**Exercise instructions**:
Below is a listing to transcribe in full and exactly; keep the pictures out.

**Dataset excerpt**:

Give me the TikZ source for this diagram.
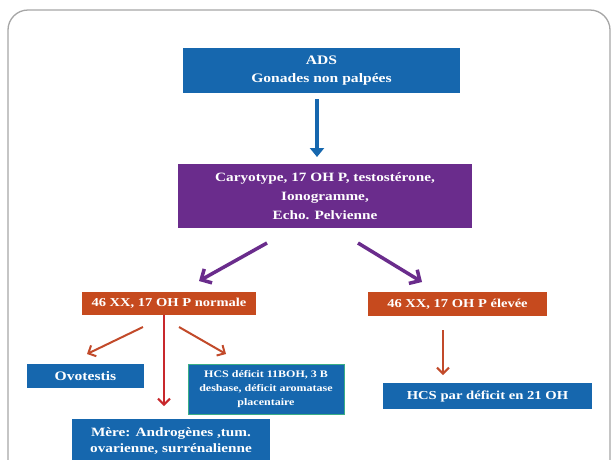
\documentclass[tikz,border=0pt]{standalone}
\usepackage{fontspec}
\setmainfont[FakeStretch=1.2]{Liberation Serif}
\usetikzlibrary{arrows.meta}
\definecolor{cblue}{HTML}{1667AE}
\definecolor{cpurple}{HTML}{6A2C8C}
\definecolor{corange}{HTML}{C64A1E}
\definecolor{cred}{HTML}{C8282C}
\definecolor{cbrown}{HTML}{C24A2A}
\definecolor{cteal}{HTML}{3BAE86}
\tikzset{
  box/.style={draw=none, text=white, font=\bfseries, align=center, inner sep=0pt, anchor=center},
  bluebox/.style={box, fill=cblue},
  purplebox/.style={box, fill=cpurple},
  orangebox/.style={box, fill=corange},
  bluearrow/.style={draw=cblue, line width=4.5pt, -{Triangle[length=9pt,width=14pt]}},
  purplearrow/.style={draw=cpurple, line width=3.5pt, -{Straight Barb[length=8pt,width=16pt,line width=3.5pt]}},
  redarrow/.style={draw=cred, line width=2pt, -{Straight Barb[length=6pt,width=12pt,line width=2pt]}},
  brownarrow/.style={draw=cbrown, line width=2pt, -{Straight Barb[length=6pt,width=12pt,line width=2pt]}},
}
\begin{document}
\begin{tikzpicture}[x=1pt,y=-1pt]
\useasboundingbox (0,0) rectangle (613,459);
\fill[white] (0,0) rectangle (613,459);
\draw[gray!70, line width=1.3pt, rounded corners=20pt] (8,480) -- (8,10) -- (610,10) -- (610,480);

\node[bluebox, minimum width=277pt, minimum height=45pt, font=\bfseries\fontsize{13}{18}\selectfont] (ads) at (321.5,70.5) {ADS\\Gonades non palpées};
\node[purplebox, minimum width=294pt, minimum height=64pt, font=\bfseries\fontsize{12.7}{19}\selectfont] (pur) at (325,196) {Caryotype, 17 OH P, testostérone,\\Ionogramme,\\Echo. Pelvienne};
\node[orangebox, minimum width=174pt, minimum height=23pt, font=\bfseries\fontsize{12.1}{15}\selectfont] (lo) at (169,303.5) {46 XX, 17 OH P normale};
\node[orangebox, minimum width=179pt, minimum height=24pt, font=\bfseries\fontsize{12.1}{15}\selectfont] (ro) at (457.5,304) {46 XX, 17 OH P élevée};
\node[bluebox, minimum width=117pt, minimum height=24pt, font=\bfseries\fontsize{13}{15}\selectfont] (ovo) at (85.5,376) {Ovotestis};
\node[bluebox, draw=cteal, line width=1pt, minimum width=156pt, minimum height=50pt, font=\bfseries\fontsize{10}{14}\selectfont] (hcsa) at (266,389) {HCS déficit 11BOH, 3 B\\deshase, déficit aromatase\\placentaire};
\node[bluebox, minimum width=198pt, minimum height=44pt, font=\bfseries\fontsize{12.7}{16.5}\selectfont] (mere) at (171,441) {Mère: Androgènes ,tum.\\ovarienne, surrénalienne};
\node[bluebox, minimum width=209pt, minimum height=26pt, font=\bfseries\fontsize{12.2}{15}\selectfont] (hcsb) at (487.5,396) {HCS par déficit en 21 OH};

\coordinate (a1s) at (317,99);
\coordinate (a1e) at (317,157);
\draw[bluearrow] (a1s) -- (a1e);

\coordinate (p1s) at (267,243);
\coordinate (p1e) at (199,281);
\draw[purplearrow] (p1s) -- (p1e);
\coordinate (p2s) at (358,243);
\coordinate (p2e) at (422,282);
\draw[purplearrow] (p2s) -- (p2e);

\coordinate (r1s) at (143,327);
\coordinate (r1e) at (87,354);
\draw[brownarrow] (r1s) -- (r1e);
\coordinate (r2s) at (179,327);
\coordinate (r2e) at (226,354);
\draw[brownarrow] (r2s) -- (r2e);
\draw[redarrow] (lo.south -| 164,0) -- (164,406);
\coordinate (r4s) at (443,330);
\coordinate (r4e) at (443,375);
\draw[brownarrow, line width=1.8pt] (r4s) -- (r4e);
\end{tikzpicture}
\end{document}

**Answer for this exercise**:
Give me the TikZ source for this diagram.
\documentclass[tikz,border=0pt]{standalone}
\usepackage{fontspec}
\setmainfont[FakeStretch=1.2]{Liberation Serif}
\usetikzlibrary{arrows.meta}
\definecolor{cblue}{HTML}{1667AE}
\definecolor{cpurple}{HTML}{6A2C8C}
\definecolor{corange}{HTML}{C64A1E}
\definecolor{cred}{HTML}{C8282C}
\definecolor{cbrown}{HTML}{C24A2A}
\definecolor{cteal}{HTML}{3BAE86}
\tikzset{
  box/.style={draw=none, text=white, font=\bfseries, align=center, inner sep=0pt, anchor=center},
  bluebox/.style={box, fill=cblue},
  purplebox/.style={box, fill=cpurple},
  orangebox/.style={box, fill=corange},
  bluearrow/.style={draw=cblue, line width=4.5pt, -{Triangle[length=9pt,width=14pt]}},
  purplearrow/.style={draw=cpurple, line width=3.5pt, -{Straight Barb[length=8pt,width=16pt,line width=3.5pt]}},
  redarrow/.style={draw=cred, line width=2pt, -{Straight Barb[length=6pt,width=12pt,line width=2pt]}},
  brownarrow/.style={draw=cbrown, line width=2pt, -{Straight Barb[length=6pt,width=12pt,line width=2pt]}},
}
\begin{document}
\begin{tikzpicture}[x=1pt,y=-1pt]
\useasboundingbox (0,0) rectangle (613,459);
\fill[white] (0,0) rectangle (613,459);
\draw[gray!70, line width=1.3pt, rounded corners=20pt] (8,480) -- (8,10) -- (610,10) -- (610,480);

\node[bluebox, minimum width=277pt, minimum height=45pt, font=\bfseries\fontsize{13}{18}\selectfont] (ads) at (321.5,70.5) {ADS\\Gonades non palpées};
\node[purplebox, minimum width=294pt, minimum height=64pt, font=\bfseries\fontsize{12.7}{19}\selectfont] (pur) at (325,196) {Caryotype, 17 OH P, testostérone,\\Ionogramme,\\Echo. Pelvienne};
\node[orangebox, minimum width=174pt, minimum height=23pt, font=\bfseries\fontsize{12.1}{15}\selectfont] (lo) at (169,303.5) {46 XX, 17 OH P normale};
\node[orangebox, minimum width=179pt, minimum height=24pt, font=\bfseries\fontsize{12.1}{15}\selectfont] (ro) at (457.5,304) {46 XX, 17 OH P élevée};
\node[bluebox, minimum width=117pt, minimum height=24pt, font=\bfseries\fontsize{13}{15}\selectfont] (ovo) at (85.5,376) {Ovotestis};
\node[bluebox, draw=cteal, line width=1pt, minimum width=156pt, minimum height=50pt, font=\bfseries\fontsize{10}{14}\selectfont] (hcsa) at (266,389) {HCS déficit 11BOH, 3 B\\deshase, déficit aromatase\\placentaire};
\node[bluebox, minimum width=198pt, minimum height=44pt, font=\bfseries\fontsize{12.7}{16.5}\selectfont] (mere) at (171,441) {Mère: Androgènes ,tum.\\ovarienne, surrénalienne};
\node[bluebox, minimum width=209pt, minimum height=26pt, font=\bfseries\fontsize{12.2}{15}\selectfont] (hcsb) at (487.5,396) {HCS par déficit en 21 OH};

\coordinate (a1s) at (317,99);
\coordinate (a1e) at (317,157);
\draw[bluearrow] (a1s) -- (a1e);

\coordinate (p1s) at (267,243);
\coordinate (p1e) at (199,281);
\draw[purplearrow] (p1s) -- (p1e);
\coordinate (p2s) at (358,243);
\coordinate (p2e) at (422,282);
\draw[purplearrow] (p2s) -- (p2e);

\coordinate (r1s) at (143,327);
\coordinate (r1e) at (87,354);
\draw[brownarrow] (r1s) -- (r1e);
\coordinate (r2s) at (179,327);
\coordinate (r2e) at (226,354);
\draw[brownarrow] (r2s) -- (r2e);
\draw[redarrow] (lo.south -| 164,0) -- (164,406);
\coordinate (r4s) at (443,330);
\coordinate (r4e) at (443,375);
\draw[brownarrow, line width=1.8pt] (r4s) -- (r4e);
\end{tikzpicture}
\end{document}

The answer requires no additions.